* _What to do_
Repeat the material exactly from its first line to the line that includes "(origin) -- (right);". Skip pictures.

* _Entries_
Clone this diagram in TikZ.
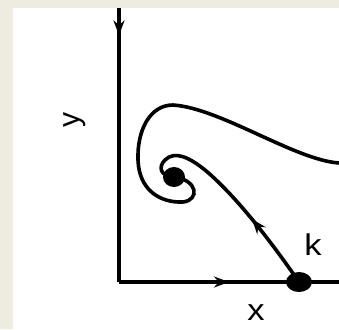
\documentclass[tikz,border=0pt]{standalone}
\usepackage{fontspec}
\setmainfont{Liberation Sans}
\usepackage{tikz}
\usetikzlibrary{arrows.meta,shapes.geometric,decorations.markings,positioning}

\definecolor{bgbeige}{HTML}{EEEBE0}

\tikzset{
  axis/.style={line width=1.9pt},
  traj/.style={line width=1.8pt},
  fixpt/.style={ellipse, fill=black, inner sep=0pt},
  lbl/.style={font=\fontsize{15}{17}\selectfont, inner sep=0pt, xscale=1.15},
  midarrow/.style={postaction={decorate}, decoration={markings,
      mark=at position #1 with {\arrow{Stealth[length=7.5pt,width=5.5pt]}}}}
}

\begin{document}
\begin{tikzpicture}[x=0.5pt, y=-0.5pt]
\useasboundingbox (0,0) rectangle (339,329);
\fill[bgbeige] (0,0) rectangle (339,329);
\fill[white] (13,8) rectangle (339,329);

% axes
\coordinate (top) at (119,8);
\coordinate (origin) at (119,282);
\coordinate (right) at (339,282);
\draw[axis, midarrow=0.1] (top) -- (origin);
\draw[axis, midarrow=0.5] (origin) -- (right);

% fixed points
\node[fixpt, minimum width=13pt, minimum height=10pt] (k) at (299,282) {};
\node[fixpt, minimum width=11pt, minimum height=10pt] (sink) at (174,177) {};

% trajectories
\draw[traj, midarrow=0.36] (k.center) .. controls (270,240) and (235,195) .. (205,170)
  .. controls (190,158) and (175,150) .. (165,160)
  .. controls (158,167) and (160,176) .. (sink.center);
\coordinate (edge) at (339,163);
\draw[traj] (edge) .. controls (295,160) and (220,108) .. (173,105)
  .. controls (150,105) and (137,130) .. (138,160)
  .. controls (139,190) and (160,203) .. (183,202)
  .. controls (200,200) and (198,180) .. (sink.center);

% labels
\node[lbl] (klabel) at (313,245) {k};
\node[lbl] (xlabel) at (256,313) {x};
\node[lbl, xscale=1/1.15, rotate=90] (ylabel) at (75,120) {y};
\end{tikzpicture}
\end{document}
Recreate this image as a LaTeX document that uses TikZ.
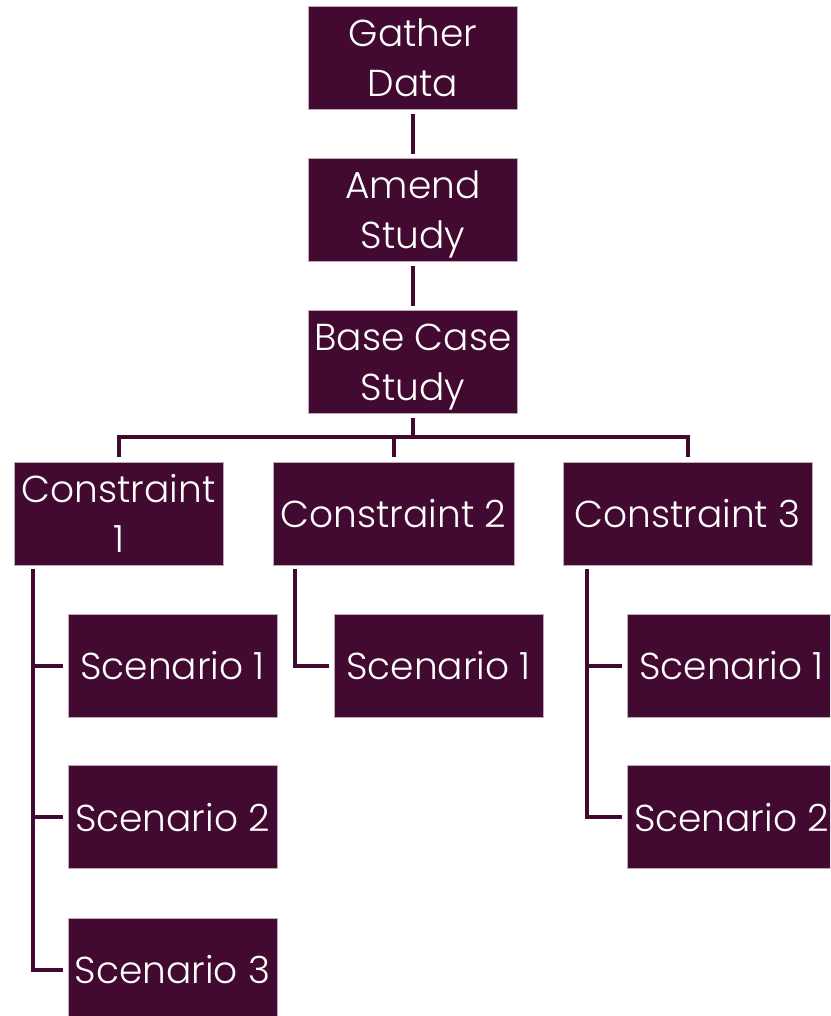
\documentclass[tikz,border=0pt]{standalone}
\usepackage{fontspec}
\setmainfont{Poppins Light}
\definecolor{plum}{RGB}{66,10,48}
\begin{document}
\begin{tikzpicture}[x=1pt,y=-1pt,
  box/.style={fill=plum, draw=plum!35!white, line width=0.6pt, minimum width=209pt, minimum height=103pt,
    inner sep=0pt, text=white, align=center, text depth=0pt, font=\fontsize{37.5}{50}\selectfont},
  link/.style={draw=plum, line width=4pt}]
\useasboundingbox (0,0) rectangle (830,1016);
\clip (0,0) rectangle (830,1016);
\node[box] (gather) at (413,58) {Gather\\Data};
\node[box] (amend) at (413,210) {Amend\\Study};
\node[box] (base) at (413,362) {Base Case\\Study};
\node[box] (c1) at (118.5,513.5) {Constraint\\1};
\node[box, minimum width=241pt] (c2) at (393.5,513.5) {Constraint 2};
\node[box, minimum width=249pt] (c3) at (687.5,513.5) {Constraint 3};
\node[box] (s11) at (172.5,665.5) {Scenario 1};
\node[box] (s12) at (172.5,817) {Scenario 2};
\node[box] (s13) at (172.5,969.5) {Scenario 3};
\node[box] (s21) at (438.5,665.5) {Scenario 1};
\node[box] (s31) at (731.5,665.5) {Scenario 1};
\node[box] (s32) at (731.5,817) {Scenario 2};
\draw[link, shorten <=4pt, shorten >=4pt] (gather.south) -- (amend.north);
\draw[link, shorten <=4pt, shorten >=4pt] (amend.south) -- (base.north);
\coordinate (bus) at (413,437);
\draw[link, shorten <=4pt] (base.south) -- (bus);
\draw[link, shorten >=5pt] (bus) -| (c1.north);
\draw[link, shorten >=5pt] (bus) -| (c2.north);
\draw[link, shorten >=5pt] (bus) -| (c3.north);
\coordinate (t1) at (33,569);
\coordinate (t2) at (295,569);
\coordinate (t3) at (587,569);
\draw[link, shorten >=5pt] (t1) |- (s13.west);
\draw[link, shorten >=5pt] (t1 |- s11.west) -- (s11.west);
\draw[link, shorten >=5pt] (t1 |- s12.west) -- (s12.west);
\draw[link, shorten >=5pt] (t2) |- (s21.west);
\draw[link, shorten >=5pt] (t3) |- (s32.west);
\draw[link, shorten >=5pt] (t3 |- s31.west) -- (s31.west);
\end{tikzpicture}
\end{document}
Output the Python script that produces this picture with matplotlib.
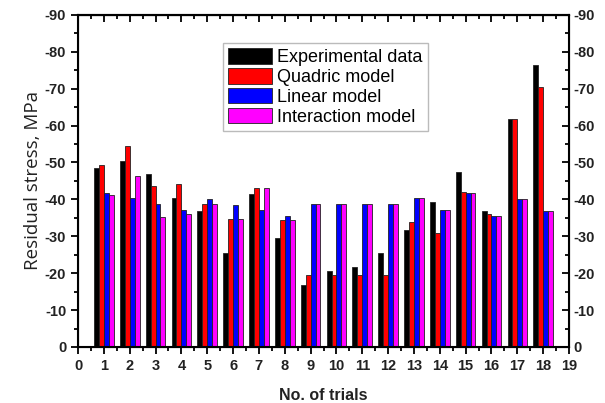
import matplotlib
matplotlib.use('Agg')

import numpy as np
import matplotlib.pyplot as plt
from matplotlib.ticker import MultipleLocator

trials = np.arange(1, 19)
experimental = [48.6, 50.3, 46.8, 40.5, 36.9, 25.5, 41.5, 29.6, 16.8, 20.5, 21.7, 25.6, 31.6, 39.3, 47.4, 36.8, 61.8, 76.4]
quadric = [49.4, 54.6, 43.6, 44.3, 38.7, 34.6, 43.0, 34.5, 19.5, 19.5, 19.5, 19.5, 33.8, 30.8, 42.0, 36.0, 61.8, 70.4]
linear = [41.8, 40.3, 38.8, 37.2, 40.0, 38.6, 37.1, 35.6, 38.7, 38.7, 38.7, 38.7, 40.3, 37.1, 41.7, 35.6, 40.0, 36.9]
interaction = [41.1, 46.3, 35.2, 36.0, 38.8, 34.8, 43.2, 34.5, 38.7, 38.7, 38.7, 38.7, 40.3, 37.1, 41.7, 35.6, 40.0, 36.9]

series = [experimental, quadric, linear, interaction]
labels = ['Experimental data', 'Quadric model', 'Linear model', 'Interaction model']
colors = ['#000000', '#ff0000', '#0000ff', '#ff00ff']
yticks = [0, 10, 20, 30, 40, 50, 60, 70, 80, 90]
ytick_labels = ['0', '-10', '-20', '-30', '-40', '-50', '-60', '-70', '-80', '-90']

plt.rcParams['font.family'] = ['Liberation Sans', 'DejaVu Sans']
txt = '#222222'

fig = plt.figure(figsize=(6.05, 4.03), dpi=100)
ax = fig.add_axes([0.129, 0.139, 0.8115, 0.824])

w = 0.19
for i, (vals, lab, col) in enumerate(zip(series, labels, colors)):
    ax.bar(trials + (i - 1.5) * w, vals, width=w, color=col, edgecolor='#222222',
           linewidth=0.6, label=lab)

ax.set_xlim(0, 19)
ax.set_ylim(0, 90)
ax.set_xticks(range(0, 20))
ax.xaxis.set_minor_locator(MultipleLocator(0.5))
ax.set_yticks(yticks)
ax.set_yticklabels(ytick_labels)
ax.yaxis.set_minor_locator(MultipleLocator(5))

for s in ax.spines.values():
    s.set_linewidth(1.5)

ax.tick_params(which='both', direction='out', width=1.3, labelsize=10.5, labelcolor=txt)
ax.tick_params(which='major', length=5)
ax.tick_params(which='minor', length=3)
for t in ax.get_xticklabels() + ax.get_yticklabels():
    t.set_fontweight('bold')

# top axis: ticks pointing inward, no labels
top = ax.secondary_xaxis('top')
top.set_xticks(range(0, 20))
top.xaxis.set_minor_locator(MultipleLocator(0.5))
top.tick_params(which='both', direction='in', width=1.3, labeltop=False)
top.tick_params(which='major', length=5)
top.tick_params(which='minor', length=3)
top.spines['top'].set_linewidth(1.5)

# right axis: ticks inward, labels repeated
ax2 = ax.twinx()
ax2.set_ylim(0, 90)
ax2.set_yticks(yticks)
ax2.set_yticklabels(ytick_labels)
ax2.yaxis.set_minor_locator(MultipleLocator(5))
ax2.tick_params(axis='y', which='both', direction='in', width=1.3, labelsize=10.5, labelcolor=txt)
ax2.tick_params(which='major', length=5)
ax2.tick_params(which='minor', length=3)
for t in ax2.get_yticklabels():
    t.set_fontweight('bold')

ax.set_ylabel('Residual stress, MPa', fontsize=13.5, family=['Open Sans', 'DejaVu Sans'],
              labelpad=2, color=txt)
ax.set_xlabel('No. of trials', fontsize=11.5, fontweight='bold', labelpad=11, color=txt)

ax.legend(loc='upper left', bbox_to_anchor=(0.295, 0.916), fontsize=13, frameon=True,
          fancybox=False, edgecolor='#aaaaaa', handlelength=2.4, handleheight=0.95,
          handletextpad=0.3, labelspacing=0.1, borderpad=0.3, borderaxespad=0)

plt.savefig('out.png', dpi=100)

* _Reply_
Clone this diagram in TikZ.
\documentclass[tikz,border=0pt]{standalone}
\usepackage{fontspec}
\setmainfont{Liberation Sans}
\usepackage{tikz}
\usetikzlibrary{arrows.meta,shapes.geometric,decorations.markings,positioning}

\definecolor{bgbeige}{HTML}{EEEBE0}

\tikzset{
  axis/.style={line width=1.9pt},
  traj/.style={line width=1.8pt},
  fixpt/.style={ellipse, fill=black, inner sep=0pt},
  lbl/.style={font=\fontsize{15}{17}\selectfont, inner sep=0pt, xscale=1.15},
  midarrow/.style={postaction={decorate}, decoration={markings,
      mark=at position #1 with {\arrow{Stealth[length=7.5pt,width=5.5pt]}}}}
}

\begin{document}
\begin{tikzpicture}[x=0.5pt, y=-0.5pt]
\useasboundingbox (0,0) rectangle (339,329);
\fill[bgbeige] (0,0) rectangle (339,329);
\fill[white] (13,8) rectangle (339,329);

% axes
\coordinate (top) at (119,8);
\coordinate (origin) at (119,282);
\coordinate (right) at (339,282);
\draw[axis, midarrow=0.1] (top) -- (origin);
\draw[axis, midarrow=0.5] (origin) -- (right);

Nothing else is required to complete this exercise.